This isn't exactly true, as tokens live in the embedding space, which is n-dimensional, like 256 or 512 or whatever (so you might see one word, but it's actually an array of a bunch of numbers). With that said, I think it's pretty intuitive that continuous tokens are more efficient than discrete ones, simply due to the fact that the LLM itself is basically a continuous function (with coefficients/parameters ∈ ℝ).
We call an embedding-space n-dimensional, but in this context I would consider it 1-dimensional, as in it's a 1d vector of n values. The terminology just sucks. If we described images the same way we describe embeddings a 2 megapixel image would have to be called 2-million-dimensional (or 8-million-dimensional if we consider rgba to be four separate values)
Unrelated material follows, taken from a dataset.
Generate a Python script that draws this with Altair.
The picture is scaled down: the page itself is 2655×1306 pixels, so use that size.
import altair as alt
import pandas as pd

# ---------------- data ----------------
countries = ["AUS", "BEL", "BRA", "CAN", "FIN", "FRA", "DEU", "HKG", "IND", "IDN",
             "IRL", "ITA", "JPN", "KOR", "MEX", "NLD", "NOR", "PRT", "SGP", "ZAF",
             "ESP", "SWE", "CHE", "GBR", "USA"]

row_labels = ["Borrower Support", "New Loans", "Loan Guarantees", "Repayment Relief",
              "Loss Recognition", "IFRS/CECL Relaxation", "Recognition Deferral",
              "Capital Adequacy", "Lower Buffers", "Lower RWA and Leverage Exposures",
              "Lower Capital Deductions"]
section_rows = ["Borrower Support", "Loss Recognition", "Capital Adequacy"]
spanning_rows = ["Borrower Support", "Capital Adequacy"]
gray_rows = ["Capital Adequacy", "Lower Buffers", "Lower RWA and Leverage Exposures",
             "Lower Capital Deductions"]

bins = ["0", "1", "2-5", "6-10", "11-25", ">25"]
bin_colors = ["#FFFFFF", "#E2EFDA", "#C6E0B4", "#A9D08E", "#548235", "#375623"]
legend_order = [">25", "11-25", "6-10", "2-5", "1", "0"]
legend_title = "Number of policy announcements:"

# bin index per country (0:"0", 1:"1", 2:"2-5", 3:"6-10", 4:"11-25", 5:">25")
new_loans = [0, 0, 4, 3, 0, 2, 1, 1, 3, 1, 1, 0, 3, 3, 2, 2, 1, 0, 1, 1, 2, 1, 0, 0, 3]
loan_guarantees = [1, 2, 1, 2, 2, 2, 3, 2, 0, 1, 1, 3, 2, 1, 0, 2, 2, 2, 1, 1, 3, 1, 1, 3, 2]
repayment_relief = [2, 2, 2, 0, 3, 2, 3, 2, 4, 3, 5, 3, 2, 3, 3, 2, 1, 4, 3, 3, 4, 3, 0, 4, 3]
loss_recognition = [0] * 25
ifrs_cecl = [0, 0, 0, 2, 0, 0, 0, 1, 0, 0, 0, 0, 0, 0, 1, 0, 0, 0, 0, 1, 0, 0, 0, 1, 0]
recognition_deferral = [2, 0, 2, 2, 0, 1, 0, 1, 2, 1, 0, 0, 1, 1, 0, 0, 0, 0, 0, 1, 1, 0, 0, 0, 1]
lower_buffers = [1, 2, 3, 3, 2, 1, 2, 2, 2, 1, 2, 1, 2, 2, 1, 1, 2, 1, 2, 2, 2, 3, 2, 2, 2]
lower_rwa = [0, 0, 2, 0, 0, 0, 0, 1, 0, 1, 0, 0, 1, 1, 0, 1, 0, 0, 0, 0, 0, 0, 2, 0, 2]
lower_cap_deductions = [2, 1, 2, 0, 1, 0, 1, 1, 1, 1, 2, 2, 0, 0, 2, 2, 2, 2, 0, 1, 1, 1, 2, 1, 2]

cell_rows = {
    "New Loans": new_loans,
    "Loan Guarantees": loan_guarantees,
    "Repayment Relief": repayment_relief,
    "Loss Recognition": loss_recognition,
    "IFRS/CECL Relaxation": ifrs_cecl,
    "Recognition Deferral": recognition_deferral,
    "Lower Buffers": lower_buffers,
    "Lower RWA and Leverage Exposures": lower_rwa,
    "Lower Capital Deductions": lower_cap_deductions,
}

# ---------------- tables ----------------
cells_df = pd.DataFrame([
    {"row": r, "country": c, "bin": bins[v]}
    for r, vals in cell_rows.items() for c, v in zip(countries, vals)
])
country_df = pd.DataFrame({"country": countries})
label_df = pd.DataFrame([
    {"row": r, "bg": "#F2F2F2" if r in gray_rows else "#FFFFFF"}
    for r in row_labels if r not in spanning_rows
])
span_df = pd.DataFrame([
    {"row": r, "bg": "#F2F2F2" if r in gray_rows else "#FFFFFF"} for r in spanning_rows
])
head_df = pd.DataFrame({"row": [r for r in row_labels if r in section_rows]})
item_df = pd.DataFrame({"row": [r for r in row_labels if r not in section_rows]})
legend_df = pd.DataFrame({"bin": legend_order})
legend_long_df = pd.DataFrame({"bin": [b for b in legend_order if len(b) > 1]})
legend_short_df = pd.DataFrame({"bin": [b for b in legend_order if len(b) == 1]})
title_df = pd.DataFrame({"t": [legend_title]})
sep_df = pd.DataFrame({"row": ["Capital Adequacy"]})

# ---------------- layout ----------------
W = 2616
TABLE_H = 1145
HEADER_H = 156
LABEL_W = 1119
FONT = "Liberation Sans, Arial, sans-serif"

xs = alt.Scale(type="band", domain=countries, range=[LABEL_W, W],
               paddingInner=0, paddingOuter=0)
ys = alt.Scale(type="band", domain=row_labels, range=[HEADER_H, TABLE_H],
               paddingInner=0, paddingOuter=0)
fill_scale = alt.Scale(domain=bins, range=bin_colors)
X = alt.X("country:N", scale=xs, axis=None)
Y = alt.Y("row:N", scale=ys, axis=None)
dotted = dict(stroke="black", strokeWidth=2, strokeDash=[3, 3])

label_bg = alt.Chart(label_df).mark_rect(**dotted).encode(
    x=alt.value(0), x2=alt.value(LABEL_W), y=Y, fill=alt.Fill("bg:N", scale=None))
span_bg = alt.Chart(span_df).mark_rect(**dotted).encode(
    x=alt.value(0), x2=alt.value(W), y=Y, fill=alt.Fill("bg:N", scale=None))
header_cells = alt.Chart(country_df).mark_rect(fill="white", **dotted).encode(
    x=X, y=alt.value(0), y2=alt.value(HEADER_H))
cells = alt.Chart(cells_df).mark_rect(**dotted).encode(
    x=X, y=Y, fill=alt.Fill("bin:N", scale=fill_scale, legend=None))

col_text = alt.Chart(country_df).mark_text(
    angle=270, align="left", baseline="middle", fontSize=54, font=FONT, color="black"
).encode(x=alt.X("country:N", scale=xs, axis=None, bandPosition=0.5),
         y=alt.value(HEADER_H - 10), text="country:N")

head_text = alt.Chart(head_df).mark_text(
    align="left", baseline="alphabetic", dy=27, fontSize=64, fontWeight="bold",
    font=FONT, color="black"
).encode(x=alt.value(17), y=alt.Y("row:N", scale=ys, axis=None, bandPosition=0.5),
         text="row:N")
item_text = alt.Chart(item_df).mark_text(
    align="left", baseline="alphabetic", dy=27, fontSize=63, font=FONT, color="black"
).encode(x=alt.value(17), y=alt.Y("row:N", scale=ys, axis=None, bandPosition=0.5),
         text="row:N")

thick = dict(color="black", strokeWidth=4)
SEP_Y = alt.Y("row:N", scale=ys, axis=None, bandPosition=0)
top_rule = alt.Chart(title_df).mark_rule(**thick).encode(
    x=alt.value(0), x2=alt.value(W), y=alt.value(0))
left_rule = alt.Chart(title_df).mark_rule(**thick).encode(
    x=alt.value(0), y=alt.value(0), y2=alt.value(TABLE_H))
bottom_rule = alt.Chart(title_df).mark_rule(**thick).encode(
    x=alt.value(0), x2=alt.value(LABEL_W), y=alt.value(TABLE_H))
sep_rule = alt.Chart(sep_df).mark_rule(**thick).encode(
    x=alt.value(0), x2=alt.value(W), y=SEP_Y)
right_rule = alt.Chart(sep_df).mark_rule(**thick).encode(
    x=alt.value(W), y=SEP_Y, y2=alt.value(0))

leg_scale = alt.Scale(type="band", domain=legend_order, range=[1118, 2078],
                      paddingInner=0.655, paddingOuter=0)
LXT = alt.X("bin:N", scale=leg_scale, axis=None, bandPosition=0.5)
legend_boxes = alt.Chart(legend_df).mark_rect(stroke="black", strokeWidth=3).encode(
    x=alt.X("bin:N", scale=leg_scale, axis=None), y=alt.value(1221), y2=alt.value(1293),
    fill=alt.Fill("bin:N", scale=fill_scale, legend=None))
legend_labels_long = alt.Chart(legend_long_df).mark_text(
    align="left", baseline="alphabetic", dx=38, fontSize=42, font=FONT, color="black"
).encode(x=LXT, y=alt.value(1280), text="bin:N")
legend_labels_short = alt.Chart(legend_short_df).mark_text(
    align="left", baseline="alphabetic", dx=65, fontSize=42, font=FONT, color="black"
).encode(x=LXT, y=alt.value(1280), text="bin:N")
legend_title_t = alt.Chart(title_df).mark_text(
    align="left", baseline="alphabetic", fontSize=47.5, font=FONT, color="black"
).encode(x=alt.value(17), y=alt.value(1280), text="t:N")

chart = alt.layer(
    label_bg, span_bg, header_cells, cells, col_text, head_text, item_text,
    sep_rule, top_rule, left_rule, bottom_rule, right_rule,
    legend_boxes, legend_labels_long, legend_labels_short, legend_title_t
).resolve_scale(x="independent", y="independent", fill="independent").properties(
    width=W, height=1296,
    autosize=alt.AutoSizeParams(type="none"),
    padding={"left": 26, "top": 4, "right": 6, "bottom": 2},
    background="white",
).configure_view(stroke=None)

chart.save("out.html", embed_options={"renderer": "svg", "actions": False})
I would also argue tokens are outside the embedding space, and a large part of the magic of LLMs (and many other neural network types) is the ability to map sequences of rather crude inputs (tokens) into a more meaningful embedding space, and then map from a meaningful embedding space back to tokens we humans understand
Those are just dimensions of different things, and it’s usually pretty clear from context what is meant. Color space has 3 dimensions; or 4 with transparency; an image pixel has 6 dimensions (xy+RGBA) if we take its color into account, but only 2 spatial dimensions; if you think of an image as a function that maps continuous xy coordinates into continuous rgba coordinates, then you have an infinitely dimensional function space; embeddings have their own dimensions, but none of them relate to their position in text at hand, which is why text in this context said to be 1D and image said to be 2D.